Paper on Ron Banks' Article Titled Bullying in School

Paper on Ron Banks' Article Titled Bullying in School

According to Ron Banks, article of “Bullying in School,” 15% of students are bullied. Boys use more direct bullying while girls use more indirect bullying, such as rumors. Bullies tend to pick on others to feel powerful and strong but can lead to depression and suicide later on in life. Even if a student isn’t bullied, they can be just as traumatized by witnessing it.

Whether the bullying is direct or indirect, they key component of bullying is that the physical or psychological intimidation occurs repeatedly over
time to create an ongoing pattern of harassment and abuse. (Batsche and Knoff).

Bullying isn’t the only thing students can suffer from, there’s also cyber bullying. Cyber bullying deals with cell phones, e-mails, instant messages, Internet blogs and chat rooms that can be used to threaten and harass students. Rosalind Wiseman states, “What makes cyber bullying so easy-and tempting- is the mask of anonymity the web provides, along with a potentially huge audience.” When cyber bullying someone, the bully can’t see the victim’s reactions to realize they have gone too far. When getting to the root of a bullying situation, officer Dishman and the Dean of Centennial High School say 80% of bullying or threats/harassment can be related back to text messaging. Because bullying can have such an impact and long term effects on a person’s life, a code of conduct must be informed to set rules and guidelines for such inappropriate behavior.

It is most likely that every school in the United States deals with bullying. Direct bullying can occur during elementary and high school but most likely junior high. On the other hand, verbal bullying can happen all through life. One or more students can bully victims with direct behaviors like hitting, stealing, taunting, teasing and threatening. La Shanda Trimble, 18, attends Washington High School in Milwaukee, Wis. and has dealt with bullying before. She is a Goth so the other students don’t approve of her. They would call her ugly and crazy and say things like, “She’s going to put a spell n you!” Trimble then wouldn’t go to school and became behind in her schoolwork. To keep bullies away, it’s important to not show any fear towards them, stick with friends and have confidence.
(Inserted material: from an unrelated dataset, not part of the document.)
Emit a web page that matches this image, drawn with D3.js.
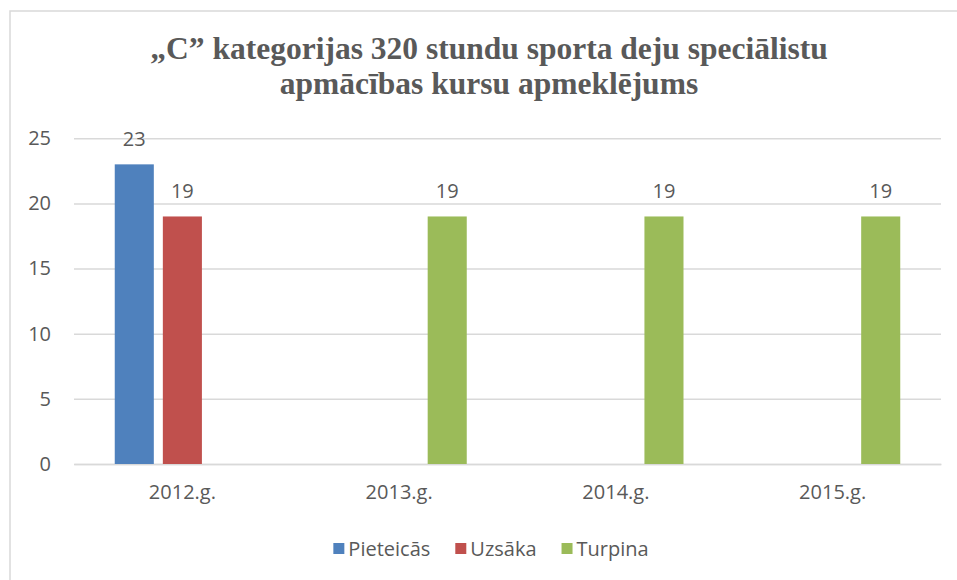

The article, “Bullying Online,” exclaims. “Everyday you go to school is a triumph over the bullies because by being there you’re showing the that you have every right to be there and that there behavior hasn’t upset you as they’d hope.”
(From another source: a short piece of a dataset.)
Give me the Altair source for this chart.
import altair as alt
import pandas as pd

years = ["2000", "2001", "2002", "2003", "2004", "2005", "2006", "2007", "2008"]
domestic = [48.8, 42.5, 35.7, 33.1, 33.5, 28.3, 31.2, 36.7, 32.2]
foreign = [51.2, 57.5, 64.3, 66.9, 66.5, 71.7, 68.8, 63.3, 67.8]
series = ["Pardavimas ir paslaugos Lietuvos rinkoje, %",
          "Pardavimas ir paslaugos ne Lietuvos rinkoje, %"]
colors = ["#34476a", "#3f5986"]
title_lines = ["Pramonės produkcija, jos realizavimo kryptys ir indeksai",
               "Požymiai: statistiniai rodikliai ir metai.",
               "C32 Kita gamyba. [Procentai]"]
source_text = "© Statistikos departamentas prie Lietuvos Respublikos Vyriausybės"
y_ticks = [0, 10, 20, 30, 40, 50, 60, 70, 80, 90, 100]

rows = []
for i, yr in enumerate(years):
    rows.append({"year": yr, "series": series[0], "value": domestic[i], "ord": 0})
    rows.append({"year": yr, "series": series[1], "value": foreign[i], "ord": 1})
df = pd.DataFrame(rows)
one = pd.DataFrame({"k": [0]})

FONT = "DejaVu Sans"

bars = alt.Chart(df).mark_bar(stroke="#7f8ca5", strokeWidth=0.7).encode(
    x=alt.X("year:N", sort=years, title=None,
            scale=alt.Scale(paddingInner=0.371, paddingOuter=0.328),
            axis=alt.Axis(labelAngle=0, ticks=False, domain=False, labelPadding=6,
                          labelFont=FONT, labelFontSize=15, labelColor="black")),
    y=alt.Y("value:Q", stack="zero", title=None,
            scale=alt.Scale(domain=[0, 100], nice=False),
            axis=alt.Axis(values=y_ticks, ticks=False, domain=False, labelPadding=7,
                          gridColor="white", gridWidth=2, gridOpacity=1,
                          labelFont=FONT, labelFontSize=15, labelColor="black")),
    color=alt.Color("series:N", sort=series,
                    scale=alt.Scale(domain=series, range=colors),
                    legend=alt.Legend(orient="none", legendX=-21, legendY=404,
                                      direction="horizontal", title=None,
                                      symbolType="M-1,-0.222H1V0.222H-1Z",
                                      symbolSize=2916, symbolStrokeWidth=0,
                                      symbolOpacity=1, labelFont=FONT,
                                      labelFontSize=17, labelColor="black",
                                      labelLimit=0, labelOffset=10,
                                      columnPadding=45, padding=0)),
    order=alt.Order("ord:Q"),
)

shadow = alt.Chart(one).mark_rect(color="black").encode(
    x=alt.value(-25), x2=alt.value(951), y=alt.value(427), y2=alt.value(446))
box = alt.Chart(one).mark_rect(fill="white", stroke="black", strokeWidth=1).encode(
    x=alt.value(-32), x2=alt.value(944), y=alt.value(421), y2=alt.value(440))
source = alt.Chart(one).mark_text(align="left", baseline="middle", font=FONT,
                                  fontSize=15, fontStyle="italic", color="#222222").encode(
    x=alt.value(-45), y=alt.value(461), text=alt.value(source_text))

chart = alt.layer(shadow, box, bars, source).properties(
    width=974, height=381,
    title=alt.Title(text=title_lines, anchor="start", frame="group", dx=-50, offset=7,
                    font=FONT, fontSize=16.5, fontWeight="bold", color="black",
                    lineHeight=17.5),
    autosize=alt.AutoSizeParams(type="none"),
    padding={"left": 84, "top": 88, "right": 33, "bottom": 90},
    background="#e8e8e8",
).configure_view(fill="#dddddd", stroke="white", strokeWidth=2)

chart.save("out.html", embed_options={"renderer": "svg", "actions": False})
Bullies have walked among Centennial High School ever since it opened and have made many students’ lives not so pleasant. 184 students were surveyed among the school and asked four questions about bullying. When asked if a student has ever been bullied on campus, 33% said yes and 67% said no. 70% of students thought bullying wasn’t a problem at Centennial. Only 57% of students said they’ve never been bullied. That’s barley half! Even thought some students said they have been bullied, the important thing is 63% of students say they would help a victim if they saw them being bullied. The Dean of Centennial said there isn’t a problem with bullying just in schools but in all walks of life.
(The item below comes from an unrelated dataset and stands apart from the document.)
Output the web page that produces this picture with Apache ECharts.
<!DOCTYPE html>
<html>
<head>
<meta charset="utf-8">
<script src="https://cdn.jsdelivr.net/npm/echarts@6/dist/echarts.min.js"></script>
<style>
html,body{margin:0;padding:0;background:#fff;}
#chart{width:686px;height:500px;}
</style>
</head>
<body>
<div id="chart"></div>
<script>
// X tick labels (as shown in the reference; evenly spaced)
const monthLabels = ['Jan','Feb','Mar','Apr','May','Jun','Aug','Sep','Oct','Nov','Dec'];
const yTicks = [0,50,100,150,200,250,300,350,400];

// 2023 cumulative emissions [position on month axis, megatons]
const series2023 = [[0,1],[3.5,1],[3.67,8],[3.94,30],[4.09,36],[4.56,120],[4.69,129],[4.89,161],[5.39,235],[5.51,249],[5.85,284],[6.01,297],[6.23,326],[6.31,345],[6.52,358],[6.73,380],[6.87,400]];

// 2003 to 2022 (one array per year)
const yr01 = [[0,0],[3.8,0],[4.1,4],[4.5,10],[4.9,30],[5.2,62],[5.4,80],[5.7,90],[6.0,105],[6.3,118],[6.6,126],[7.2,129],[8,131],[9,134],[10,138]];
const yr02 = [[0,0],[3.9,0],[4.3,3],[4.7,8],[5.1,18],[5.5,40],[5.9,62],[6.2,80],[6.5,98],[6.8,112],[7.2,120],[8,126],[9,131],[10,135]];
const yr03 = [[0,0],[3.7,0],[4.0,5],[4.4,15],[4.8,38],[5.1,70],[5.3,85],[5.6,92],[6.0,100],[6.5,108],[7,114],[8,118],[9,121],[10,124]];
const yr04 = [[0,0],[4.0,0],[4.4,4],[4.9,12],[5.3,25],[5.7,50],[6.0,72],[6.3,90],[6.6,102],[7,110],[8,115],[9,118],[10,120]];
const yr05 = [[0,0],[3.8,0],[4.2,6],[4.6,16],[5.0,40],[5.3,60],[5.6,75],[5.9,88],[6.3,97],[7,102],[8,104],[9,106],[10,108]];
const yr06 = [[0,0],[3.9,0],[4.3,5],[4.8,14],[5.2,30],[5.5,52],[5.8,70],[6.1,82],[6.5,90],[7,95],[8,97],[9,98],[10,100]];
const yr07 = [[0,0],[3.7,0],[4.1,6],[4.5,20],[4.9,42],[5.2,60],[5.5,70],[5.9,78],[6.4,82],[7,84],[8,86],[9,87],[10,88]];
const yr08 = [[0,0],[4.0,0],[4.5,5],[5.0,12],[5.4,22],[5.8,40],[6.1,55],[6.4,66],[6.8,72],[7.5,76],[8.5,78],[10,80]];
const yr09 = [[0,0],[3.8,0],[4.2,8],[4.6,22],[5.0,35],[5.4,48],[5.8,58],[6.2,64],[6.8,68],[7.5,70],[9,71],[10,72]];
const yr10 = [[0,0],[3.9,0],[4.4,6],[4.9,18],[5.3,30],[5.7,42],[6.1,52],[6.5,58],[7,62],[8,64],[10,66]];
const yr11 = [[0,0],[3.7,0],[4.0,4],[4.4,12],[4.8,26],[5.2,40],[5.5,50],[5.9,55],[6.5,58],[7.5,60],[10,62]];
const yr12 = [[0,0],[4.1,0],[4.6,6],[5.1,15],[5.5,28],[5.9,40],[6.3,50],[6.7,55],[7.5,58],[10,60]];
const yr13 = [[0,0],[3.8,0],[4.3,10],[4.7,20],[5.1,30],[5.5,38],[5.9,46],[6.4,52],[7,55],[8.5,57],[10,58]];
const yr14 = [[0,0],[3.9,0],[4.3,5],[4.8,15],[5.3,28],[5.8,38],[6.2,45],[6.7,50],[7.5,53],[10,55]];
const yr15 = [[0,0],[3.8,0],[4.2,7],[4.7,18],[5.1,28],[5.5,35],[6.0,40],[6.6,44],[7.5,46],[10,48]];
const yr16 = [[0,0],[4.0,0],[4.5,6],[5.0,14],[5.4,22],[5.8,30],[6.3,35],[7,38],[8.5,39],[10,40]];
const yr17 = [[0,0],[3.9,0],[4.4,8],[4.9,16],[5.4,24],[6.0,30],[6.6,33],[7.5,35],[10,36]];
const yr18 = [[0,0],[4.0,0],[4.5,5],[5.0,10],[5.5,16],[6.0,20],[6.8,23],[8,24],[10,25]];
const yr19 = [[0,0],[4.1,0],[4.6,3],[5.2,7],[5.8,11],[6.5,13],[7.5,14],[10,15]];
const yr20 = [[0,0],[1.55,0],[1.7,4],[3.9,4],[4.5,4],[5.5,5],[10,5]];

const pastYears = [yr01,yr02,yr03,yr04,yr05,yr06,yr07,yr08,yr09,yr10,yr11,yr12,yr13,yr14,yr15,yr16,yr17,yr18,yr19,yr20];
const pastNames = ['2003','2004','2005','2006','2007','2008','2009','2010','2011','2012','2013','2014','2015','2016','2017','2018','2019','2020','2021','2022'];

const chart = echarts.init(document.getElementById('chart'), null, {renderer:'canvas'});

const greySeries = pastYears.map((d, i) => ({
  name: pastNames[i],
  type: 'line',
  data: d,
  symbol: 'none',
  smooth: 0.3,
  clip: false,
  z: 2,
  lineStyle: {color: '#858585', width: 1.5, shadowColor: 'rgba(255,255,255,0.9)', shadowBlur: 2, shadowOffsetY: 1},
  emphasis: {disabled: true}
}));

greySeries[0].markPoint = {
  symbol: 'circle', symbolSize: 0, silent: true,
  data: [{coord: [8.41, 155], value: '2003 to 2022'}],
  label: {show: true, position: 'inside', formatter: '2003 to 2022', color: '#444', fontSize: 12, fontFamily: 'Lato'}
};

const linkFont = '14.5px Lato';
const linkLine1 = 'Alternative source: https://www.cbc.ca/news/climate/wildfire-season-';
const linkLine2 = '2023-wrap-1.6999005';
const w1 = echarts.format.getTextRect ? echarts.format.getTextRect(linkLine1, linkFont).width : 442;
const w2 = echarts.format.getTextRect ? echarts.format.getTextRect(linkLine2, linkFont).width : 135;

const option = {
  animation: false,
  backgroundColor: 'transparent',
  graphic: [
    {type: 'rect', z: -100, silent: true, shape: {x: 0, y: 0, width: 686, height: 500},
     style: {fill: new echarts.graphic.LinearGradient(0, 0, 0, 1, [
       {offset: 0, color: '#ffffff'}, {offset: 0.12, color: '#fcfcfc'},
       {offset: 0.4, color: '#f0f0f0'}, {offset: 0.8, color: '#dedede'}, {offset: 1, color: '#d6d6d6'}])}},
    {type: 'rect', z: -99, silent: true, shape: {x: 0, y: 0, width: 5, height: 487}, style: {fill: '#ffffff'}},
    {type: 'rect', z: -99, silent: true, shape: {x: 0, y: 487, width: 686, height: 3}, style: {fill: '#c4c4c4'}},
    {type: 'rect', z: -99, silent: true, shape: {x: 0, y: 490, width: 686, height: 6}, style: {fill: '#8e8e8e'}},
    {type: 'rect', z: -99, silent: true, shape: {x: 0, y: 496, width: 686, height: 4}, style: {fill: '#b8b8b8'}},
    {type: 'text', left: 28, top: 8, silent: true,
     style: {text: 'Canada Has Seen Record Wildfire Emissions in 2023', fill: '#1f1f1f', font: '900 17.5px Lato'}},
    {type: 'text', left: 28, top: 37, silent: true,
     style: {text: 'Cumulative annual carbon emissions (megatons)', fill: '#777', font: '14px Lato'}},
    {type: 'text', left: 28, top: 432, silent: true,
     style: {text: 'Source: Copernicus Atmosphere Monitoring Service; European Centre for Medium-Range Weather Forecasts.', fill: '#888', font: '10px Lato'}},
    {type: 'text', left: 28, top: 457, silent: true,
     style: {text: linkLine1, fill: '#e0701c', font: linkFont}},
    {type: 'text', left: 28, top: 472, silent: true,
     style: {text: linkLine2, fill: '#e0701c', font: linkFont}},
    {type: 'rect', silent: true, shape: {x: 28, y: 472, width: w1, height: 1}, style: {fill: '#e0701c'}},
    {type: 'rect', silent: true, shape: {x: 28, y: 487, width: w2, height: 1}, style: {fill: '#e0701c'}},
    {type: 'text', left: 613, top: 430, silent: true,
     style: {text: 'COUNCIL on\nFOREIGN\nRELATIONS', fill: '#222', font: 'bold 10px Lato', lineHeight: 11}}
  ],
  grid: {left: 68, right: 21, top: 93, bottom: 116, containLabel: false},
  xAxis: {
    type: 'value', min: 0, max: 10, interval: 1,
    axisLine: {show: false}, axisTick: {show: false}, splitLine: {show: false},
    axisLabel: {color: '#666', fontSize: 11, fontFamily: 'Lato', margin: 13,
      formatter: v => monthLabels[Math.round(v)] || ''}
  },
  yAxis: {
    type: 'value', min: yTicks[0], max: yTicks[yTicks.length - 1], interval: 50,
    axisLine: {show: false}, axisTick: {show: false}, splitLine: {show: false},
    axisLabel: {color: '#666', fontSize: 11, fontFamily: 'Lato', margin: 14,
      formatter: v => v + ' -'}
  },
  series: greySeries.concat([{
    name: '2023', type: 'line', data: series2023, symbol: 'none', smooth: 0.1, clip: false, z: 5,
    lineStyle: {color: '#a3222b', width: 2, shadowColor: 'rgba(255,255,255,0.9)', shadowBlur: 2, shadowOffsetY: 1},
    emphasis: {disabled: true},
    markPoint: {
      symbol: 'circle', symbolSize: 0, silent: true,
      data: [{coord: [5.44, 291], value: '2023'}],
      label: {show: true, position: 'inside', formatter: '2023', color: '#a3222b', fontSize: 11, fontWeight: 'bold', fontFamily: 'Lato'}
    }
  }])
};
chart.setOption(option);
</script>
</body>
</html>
Because bullying can occur everywhere, a code of conduct must be developed to prevent from such bad behavior happening. If our school had a code of conduct, it can show students what isn’t acceptable. They may think it’s ok to bully kids but if they look at the code of conduct they can see it won’t be tolerated. I have created a code of conduct for students to maintain good behavior and not disrupt the learning process. The only way the code of conduct can be successful is if there are consequences such as suspension or explosion. Students can feel safe and secure at Centennial knowing this conduct exists:

Code of Conduct
1. No physical intimidation
2. No discriminating
3. No sexual harassment
4. No verbal threats
5. No cyber bullying/sexual cyber bullying
6. No name-calling
7. No stealing
8. No teasing/taunting
9. Keep your hands to yourself
10. Respect others

In the long run, bullies fail to learn how to cope and manage their emotions and the experience of bullying can be linked to violence.
According to Dr. William Coleman, professor of pediatrics at the University of North Carolina School of medicine, bullies are four times as likely as the average child to have engaged in criminal behavior by age 24; they also grow up deficient in social, coping and negotiating skills and are more likely to engage in substance abuse.”

Rachel Simmons, author of “Odd Girl Out,” tells teens about cyber bullying to, “Be the same person online that you are in real life. If you wouldn’t say it, don’t send it, ad remember: The Internet is like the bathroom wall. Secrets and privacy don’t exist online.” Know one wants to be bullied and know one wants to go through life with people telling them they are a bully and disrespectful. There’s only one simple solution, treat others the way you would want to be treated.